Plan more, get married and establish your own family, invest in other things if you really have that spare money
Re: "Was I Wrong To Give My Sister An Ultimatum?" by Nnamdipapa(op): 9:46pm On Feb 02, 2025
frozen70:
Plan more, get married and establish your own family, invest in other things if you really have that spare money
My daughter will be in the university of Toronto this September. I married at 21.

What next have you got for me.
Re: "Was I Wrong To Give My Sister An Ultimatum?" by frozen70(f): 9:47pm On Feb 02, 2025
Nnamdipapa:
My daughter will be in the university of Toronto this September. I married at 21.

What next have you got for me.
That's good
So continue helping her she is your sister
Re: "Was I Wrong To Give My Sister An Ultimatum?" by Nnamdipapa(op): 9:50pm On Feb 02, 2025
frozen70:
That's good
So continue helping her she is your sister
I will stop if she gets pregnant again. Her two kids are already being neglected by the husband and she is supposed to be on a permanent IUD until situation improves in her family. I almost cried when I saw where they are living. Some marriages are not worth it at all.
Re: "Was I Wrong To Give My Sister An Ultimatum?" by frozen70(f): 9:53pm On Feb 02, 2025
Nnamdipapa:
I will stop if she gets pregnant again. Her two kids are already being neglected by the husband and she is supposed to be on a permanent IUD until situation improves in her family. I almost cried when I saw where they are living. Some marriages are not worth it at all.
You seems to be the one drinking paracetamol for their headaches

Leave them to do whatever they want, it's their problem and nit really yours
Since they love having children don't stop them to avoid family issues

They love themselves more that the love you have for them
Re: "Was I Wrong To Give My Sister An Ultimatum?" by gerizzim: 11:18am On Feb 08, 2025
budaatum:
I am your slave because you feed me?

Please come back in future and let me know how that life philosophy works out for you.
the op is been overwhelmed with their burden dt is why he made that statement of dem been under his control and probably cut off helping them.

It is not easy helping sm1 that doesn't want to help himself to get out of poverty.

How can you have two educated people, wife , a teacher and husband ,a pgd holder and they are both suffering. Of what use is their education?

you and I know that there are some couple that didn't go beyond pry school education and they are doing well as husband and wife.

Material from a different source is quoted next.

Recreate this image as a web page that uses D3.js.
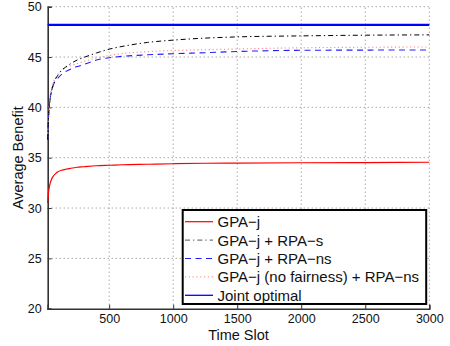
<!DOCTYPE html>
<html>
<head>
<meta charset="utf-8">
<script src="https://cdn.jsdelivr.net/npm/d3@7"></script>
<style>
  html, body { margin: 0; padding: 0; background: #fff; }
  svg { display: block; font-family: "Liberation Sans", Arial, Helvetica, sans-serif; }
</style>
</head>
<body>
<svg id="chart" width="450" height="346"></svg>
<script>
// Time slots at which the running average benefit is sampled
const timeSlots = [20, 25, 30, 40, 50, 60, 80, 100, 130, 160, 200, 250, 300, 400, 500, 600, 800, 1000, 1250, 1500, 2000, 2500, 3000];

// Average benefit per scheme
const gpaJ        = [30.5, 31.4, 31.9, 32.5, 32.85, 33.1, 33.4, 33.6, 33.75, 33.85, 33.95, 34.05, 34.1, 34.2, 34.25, 34.3, 34.35, 34.4, 34.45, 34.47, 34.5, 34.52, 34.55];
const gpaJRpaS    = [36.8, 38.6, 39.6, 40.9, 41.6, 42.1, 42.8, 43.2, 43.7, 44.0, 44.35, 44.7, 44.95, 45.4, 45.78, 46.05, 46.45, 46.68, 46.88, 47.0, 47.1, 47.17, 47.2];
const gpaJRpaNs   = [36.8, 38.7, 39.8, 41.0, 41.6, 42.1, 42.6, 42.9, 43.3, 43.55, 43.8, 44.05, 44.25, 44.7, 44.93, 45.07, 45.22, 45.33, 45.43, 45.55, 45.67, 45.69, 45.7];
const gpaJNoFair  = [37.0, 39.0, 40.1, 41.3, 41.9, 42.4, 42.9, 43.3, 43.7, 43.95, 44.15, 44.35, 44.55, 44.9, 45.15, 45.35, 45.53, 45.65, 45.73, 45.8, 45.92, 45.97, 46.0];
const jointOptimal = 48.2;

// Axis ticks and labels
const xTicks = [500, 1000, 1500, 2000, 2500, 3000];
const yTicks = [20, 25, 30, 35, 40, 45, 50];
const xLabel = "Time Slot";
const yLabel = "Average Benefit";
const legendLabels = [
  "GPA\u2212j",
  "GPA\u2212j + RPA\u2212s",
  "GPA\u2212j + RPA\u2212ns",
  "GPA\u2212j (no fairness) + RPA\u2212ns",
  "Joint optimal"
];

const svg = d3.select("#chart");
const margin = { left: 47.7, right: 20.7, top: 6.7, bottom: 37.3 };
const W = 450, H = 346;

const x = d3.scaleLinear().domain([20, 3000]).range([margin.left, W - margin.right]);
const y = d3.scaleLinear().domain([20, 50]).range([H - margin.bottom, margin.top]);

// Dotted grid
const grid = svg.append("g");
grid.selectAll("line.vx").data(xTicks).join("line")
  .attr("x1", d => x(d)).attr("x2", d => x(d))
  .attr("y1", y(20)).attr("y2", y(50))
  .attr("stroke", "#808080").attr("stroke-width", 1).attr("stroke-dasharray", "1,3");
grid.selectAll("line.hy").data(yTicks.filter(d => d > 20)).join("line")
  .attr("x1", x(20)).attr("x2", x(3000))
  .attr("y1", d => y(d)).attr("y2", d => y(d))
  .attr("stroke", "#808080").attr("stroke-width", 1).attr("stroke-dasharray", "1,3");

// Axes (ticks point inward)
const xAxis = d3.axisBottom(x).tickValues(xTicks).tickSize(-4).tickPadding(5).tickFormat(d3.format("d"));
const yAxis = d3.axisLeft(y).tickValues(yTicks).tickSize(-4).tickPadding(6).tickFormat(d3.format("d"));

const gx = svg.append("g").attr("transform", `translate(0,${y(20)})`).call(xAxis);
const gy = svg.append("g").attr("transform", `translate(${x(20)},0)`).call(yAxis);
[gx, gy].forEach(g => {
  g.select(".domain").attr("stroke", "#333").attr("stroke-width", 1.6);
  g.selectAll(".tick line").attr("stroke", "#333").attr("stroke-width", 1);
  g.selectAll(".tick text").attr("fill", "#111").attr("font-size", 12.5)
    .attr("font-family", "Liberation Sans, Arial, sans-serif");
});

// Series
const series = [
  { values: gpaJRpaNs,  color: "#2020ff", width: 1.1, dash: "6,4.5" },
  { values: gpaJNoFair, color: "#ff8a8a", width: 1.1, dash: "1.2,2.6" },
  { values: gpaJRpaS,   color: "#000",    width: 1,   dash: "5,3,1.3,3" },
  { values: gpaJ,       color: "#ff0000", width: 1.2, dash: null }
];
const line = d3.line()
  .x((d, i) => x(timeSlots[i]))
  .y(d => y(d))
  .curve(d3.curveMonotoneX);

series.forEach(s => {
  svg.append("path")
    .datum(s.values)
    .attr("d", line)
    .attr("fill", "none")
    .attr("stroke", s.color)
    .attr("stroke-width", s.width)
    .attr("stroke-dasharray", s.dash);
});

// Joint optimal reference
svg.append("line")
  .attr("x1", x(20)).attr("x2", x(3000))
  .attr("y1", y(jointOptimal)).attr("y2", y(jointOptimal))
  .attr("stroke", "#0000ff").attr("stroke-width", 2.2);

// Axis labels
svg.append("text")
  .attr("x", (x(20) + x(3000)) / 2).attr("y", 340)
  .attr("text-anchor", "middle").attr("font-size", 14.5).attr("fill", "#111")
  .text(xLabel);
svg.append("text")
  .attr("transform", `translate(23,${(y(20) + y(50)) / 2}) rotate(-90)`)
  .attr("text-anchor", "middle").attr("font-size", 14.5).attr("fill", "#111")
  .text(yLabel);

// Legend
const legendStyles = [
  { color: "#ff0000", width: 1.2, dash: null },
  { color: "#555",    width: 1,   dash: "5,3,1.3,3" },
  { color: "#2020ff", width: 1.1, dash: "6,4.5" },
  { color: "#ff9a9a", width: 1.1, dash: "1.2,2.6" },
  { color: "#0000ff", width: 1.3, dash: null }
];
const lg = svg.append("g");
lg.append("rect")
  .attr("x", 182.7).attr("y", 210).attr("width", 243.5).attr("height", 94)
  .attr("fill", "#fff").attr("stroke", "#000").attr("stroke-width", 2);
const rowY = i => 221.7 + i * 18.4;
legendLabels.forEach((lab, i) => {
  const st = legendStyles[i];
  lg.append("line")
    .attr("x1", 185).attr("x2", 213).attr("y1", rowY(i)).attr("y2", rowY(i))
    .attr("stroke", st.color).attr("stroke-width", st.width)
    .attr("stroke-dasharray", st.dash);
  lg.append("text")
    .attr("x", 217.5).attr("y", rowY(i) + 5.4)
    .attr("font-size", 15).attr("fill", "#111")
    .text(lab);
});
</script>
</body>
</html>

the lazy pgd husband is the one not with problem. He maybe one of those men dt like building castle in the air giving the wife false hope.

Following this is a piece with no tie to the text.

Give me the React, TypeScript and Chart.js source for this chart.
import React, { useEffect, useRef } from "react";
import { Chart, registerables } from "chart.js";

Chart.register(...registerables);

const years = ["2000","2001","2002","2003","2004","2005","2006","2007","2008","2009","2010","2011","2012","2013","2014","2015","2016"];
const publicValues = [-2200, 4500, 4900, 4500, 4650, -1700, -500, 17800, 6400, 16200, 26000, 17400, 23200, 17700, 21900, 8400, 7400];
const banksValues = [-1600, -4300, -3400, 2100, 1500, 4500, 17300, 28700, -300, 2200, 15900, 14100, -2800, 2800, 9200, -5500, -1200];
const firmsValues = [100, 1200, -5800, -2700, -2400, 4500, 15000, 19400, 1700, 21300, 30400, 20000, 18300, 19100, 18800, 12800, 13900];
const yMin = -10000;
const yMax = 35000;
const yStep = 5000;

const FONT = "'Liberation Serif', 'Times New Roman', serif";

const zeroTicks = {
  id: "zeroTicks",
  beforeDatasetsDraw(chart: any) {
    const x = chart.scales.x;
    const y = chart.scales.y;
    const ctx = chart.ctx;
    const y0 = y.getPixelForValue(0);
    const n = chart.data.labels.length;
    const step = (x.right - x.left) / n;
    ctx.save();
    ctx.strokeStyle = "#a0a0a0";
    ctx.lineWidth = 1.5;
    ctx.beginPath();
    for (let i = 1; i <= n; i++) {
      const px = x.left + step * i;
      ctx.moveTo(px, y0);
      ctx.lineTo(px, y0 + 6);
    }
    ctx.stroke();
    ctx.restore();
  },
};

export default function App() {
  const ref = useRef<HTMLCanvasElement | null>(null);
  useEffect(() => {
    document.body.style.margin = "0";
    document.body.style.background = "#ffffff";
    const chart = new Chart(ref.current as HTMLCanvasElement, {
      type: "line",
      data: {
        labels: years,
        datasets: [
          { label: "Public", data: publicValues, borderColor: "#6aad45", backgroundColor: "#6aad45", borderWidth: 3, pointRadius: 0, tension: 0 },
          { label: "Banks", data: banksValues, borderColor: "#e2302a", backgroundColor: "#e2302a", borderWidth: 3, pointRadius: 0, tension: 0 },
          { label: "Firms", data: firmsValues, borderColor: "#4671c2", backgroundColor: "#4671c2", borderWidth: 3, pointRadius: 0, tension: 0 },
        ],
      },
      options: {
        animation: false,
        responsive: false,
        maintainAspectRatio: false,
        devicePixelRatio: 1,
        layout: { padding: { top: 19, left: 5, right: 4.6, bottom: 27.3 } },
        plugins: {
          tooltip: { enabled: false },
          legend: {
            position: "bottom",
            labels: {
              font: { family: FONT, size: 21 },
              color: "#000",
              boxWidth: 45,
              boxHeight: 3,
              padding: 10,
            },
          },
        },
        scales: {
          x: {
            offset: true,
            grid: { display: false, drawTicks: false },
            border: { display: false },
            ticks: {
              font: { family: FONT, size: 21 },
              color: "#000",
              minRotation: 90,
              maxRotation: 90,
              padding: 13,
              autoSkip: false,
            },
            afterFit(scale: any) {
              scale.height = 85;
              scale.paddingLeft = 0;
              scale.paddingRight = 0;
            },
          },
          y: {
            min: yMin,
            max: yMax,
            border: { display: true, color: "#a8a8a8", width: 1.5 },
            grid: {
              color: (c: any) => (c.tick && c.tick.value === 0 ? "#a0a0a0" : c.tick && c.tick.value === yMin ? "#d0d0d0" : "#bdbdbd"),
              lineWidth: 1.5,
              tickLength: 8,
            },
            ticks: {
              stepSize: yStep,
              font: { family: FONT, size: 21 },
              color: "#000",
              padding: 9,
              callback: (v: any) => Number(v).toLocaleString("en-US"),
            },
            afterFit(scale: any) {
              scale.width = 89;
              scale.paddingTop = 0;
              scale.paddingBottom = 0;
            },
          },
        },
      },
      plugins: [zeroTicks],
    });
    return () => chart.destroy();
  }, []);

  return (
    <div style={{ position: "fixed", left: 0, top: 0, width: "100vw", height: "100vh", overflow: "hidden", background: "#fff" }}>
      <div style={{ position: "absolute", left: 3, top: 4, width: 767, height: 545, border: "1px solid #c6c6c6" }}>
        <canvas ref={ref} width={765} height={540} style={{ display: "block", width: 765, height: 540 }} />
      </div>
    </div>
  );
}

"I am.expecting one big contract from federal government soon "
"my brother abroad is preparing my visa to come take me to obodo oyibo by next year"
"I wil make it big. dnt worry honey"

and he wil keep guilt tripping and manipulating the wife with selfish and flawed theories

"can't you suffer with me? Is marriage not for better for worse"

Beta for worse when he is not moving his ass to improve his finance.

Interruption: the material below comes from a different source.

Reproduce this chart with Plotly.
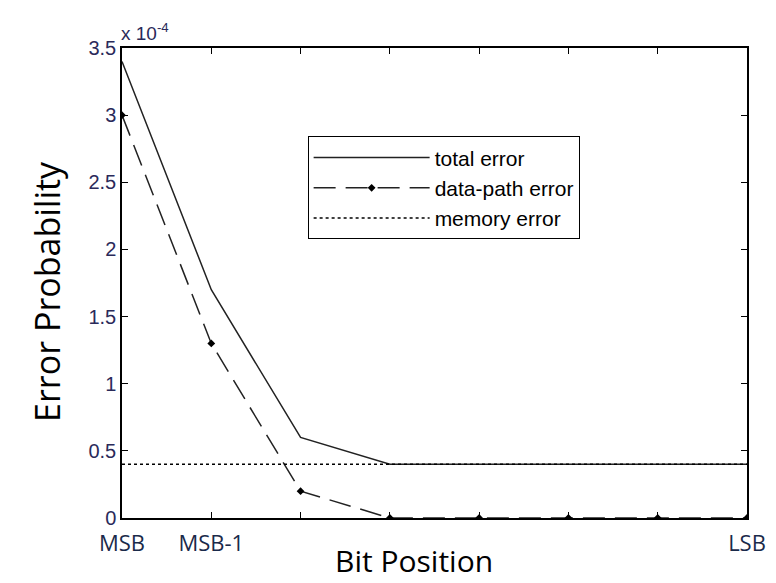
import plotly.graph_objects as go

bit_labels = ["MSB", "MSB-1", "", "", "", "", "", "LSB"]
bit_pos = [0, 1, 2, 3, 4, 5, 6, 7]
total_error = [3.4e-4, 1.7e-4, 0.6e-4, 0.4e-4, 0.4e-4, 0.4e-4, 0.4e-4, 0.4e-4]
datapath_error = [3.0e-4, 1.3e-4, 0.2e-4, 0.0, 0.0, 0.0, 0.0, 0.0]
memory_error = [0.4e-4] * 8
y_ticks = [0, 0.5e-4, 1e-4, 1.5e-4, 2e-4, 2.5e-4, 3e-4, 3.5e-4]
y_tick_text = ["0", "0.5", "1", "1.5", "2", "2.5", "3", "3.5"]

fig = go.Figure()
fig.add_trace(go.Scatter(x=bit_pos, y=total_error, mode="lines", name="total error",
                         line=dict(color="#222", width=1.5)))
fig.add_trace(go.Scatter(x=bit_pos, y=datapath_error, mode="lines+markers", name="data-path error",
                         line=dict(color="#222", width=1.5, dash="22px,10px"),
                         marker=dict(symbol="diamond", size=6, color="black")))
fig.add_trace(go.Scatter(x=bit_pos, y=memory_error, mode="lines", name="memory error",
                         line=dict(color="black", width=1.5, dash="3px,3px")))

fig.update_layout(
    width=776, height=583,
    margin=dict(l=122, r=29, t=48, b=65),
    paper_bgcolor="white", plot_bgcolor="white",
    showlegend=True,
    legend=dict(x=0.297, y=0.812, xanchor="left", yanchor="top",
                bordercolor="black", borderwidth=1, bgcolor="white",
                font=dict(family="Liberation Sans, Arial", size=21, color="black"),
                traceorder="normal", itemwidth=116, tracegroupgap=0),
    font=dict(family="Liberation Sans, Arial", color="black"),
)

fig.update_xaxes(range=[0, 7], tickvals=bit_pos, ticktext=bit_labels,
                 ticks="inside", ticklen=6, tickcolor="black", mirror="ticks",
                 showline=True, linecolor="black", linewidth=1.5, showgrid=False, zeroline=False,
                 ticklabelstandoff=5, automargin=False,
                 tickfont=dict(family="Open Sans, Noto Sans", size=22, color="#1a2a4a"))
fig.update_yaxes(range=[0, 3.5e-4], tickvals=y_ticks, ticktext=y_tick_text,
                 ticks="inside", ticklen=6, tickcolor="black", mirror="ticks",
                 showline=True, linecolor="black", linewidth=1.5, showgrid=False, zeroline=False,
                 automargin=False,
                 tickfont=dict(family="Liberation Sans, Arial", size=20, color="#2a2a5a"))

fig.add_annotation(x=0.467, y=-0.09, xref="paper", yref="paper", xanchor="center", yanchor="middle",
                   showarrow=False, text="Bit Position", borderpad=0,
                   font=dict(family="Open Sans, Noto Sans", size=30, color="black"))
fig.add_annotation(x=-0.12, y=0.481, xref="paper", yref="paper", xanchor="center", yanchor="middle",
                   showarrow=False, text="Error Probability", textangle=-90,
                   font=dict(family="Open Sans, Noto Sans", size=34, color="black"))
fig.add_annotation(x=0, y=1, xref="paper", yref="paper", xanchor="left", yanchor="bottom",
                   xshift=-3, yshift=2, showarrow=False,
                   text="x 10<sup>-4</sup>", font=dict(family="Liberation Sans, Arial", size=19, color="#2a2a5a"))

fig.write_html("out.html")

I understand the anger of the op even if his statement sounded harsh.

my advice to op,
please create time to go visit them .
You and her husband should sit separately and talk man to man.
Ask him what is challenge is. who knows, ur nxt visit and discussion with him may bring him to start tinkin and acting right.

Op dnt get wearied of ur sister. be angry but still help her if you have spare.
You can reduce the amount you do give them but all the same let them drink frm ur cistern.
Re: "Was I Wrong To Give My Sister An Ultimatum?" by budaatum: 11:19pm On Feb 08, 2025
gerizzim:
the op is been overwhelmed with their burden dt is why he made that statement of dem been under his control and probably cut off helping them.
Their burden is not op's burden, and he should cut them off, as I suggested he should.

He did say he pays her salary, which means he employs her to do a job. And he should continue paying her so long as she does the job, though I wouldn't be surprised to find she does no work at all, and he gives her money monthly for nothing, in which case I'd call him her enabler.

Op, stop enabling your sister or paying her to be your slave so she can learn to bear her own responsibilities and slave for herself please.